• Goal: Return the line containing "Clone this chart in matplotlib.", the line containing "stage = [2, 3, 4, 5, 6, 7, 8, 9, 10, 11, 12]", and every line between them, exactly as they stand. Output nothing else.

• Data records:

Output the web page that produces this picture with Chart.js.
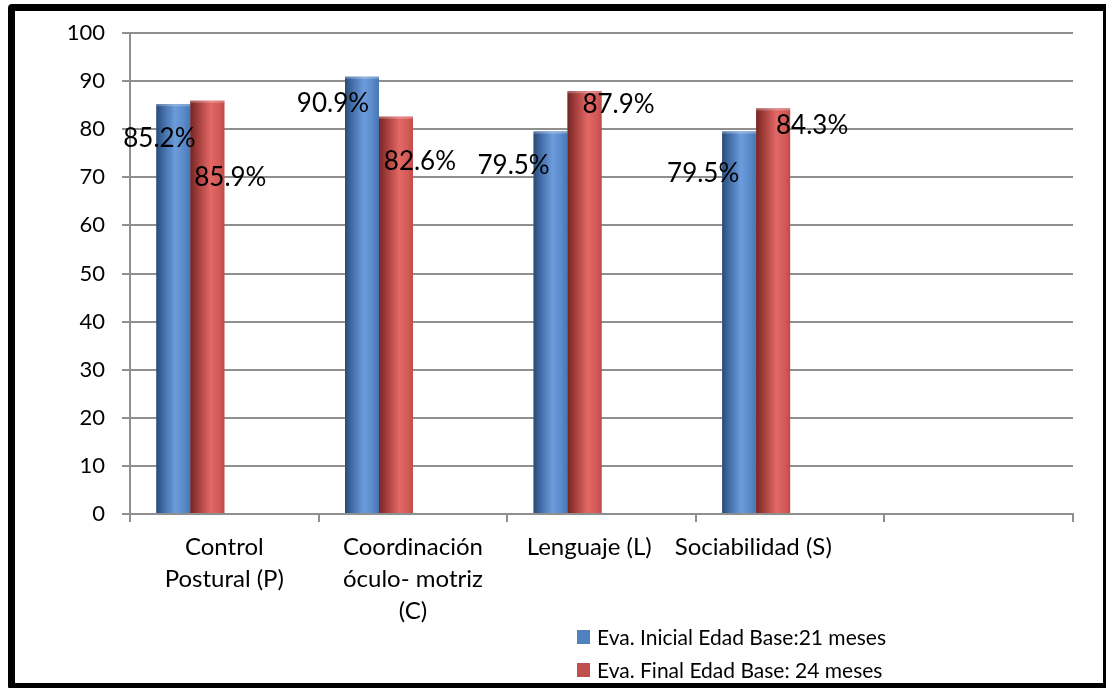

---

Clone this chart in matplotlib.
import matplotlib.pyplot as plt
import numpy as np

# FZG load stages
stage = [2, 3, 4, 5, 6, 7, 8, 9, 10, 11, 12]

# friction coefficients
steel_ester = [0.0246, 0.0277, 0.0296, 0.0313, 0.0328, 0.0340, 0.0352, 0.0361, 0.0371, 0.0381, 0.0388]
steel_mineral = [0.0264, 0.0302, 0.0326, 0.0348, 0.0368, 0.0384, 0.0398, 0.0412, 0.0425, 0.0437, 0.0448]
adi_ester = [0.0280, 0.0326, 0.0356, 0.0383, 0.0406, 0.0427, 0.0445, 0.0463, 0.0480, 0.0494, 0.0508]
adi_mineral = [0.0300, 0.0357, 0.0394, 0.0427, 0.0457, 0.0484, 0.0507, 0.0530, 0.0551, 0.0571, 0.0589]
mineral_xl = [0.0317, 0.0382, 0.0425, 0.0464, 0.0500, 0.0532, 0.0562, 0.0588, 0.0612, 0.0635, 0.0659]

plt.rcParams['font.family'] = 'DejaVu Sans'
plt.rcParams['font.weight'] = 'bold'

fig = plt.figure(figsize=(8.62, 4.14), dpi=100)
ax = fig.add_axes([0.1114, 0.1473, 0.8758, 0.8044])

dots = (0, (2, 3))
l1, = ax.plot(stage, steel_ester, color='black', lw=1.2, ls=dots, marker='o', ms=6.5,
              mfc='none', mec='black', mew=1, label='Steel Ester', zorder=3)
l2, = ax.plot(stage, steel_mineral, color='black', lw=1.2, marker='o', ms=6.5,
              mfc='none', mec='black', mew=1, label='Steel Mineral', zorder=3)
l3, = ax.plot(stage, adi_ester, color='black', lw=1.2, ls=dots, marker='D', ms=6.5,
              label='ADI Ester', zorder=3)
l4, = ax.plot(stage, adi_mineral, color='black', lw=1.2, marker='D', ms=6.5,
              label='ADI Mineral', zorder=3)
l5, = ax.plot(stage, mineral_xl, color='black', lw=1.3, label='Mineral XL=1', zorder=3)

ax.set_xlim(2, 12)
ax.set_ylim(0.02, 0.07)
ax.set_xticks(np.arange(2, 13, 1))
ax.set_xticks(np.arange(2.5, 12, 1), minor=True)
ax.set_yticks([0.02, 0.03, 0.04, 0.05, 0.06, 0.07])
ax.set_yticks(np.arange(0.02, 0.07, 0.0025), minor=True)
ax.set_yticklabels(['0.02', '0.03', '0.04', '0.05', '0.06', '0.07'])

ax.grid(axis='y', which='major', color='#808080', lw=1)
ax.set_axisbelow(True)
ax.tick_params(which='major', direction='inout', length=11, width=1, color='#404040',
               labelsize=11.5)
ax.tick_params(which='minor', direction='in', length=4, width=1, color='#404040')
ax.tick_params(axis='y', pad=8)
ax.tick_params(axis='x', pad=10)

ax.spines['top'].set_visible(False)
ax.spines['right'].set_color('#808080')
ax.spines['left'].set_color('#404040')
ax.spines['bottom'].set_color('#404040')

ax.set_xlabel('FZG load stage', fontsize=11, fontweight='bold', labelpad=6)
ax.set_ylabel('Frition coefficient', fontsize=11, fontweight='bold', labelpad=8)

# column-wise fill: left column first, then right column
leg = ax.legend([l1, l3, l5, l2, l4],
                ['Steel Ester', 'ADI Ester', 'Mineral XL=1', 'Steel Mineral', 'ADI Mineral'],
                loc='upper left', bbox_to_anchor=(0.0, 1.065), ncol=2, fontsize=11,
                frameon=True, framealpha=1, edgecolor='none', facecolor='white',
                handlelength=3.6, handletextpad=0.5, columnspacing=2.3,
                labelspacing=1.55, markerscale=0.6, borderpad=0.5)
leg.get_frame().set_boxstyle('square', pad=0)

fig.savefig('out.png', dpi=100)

• Answer to this problem:
Clone this chart in matplotlib.
import matplotlib.pyplot as plt
import numpy as np

# FZG load stages
stage = [2, 3, 4, 5, 6, 7, 8, 9, 10, 11, 12]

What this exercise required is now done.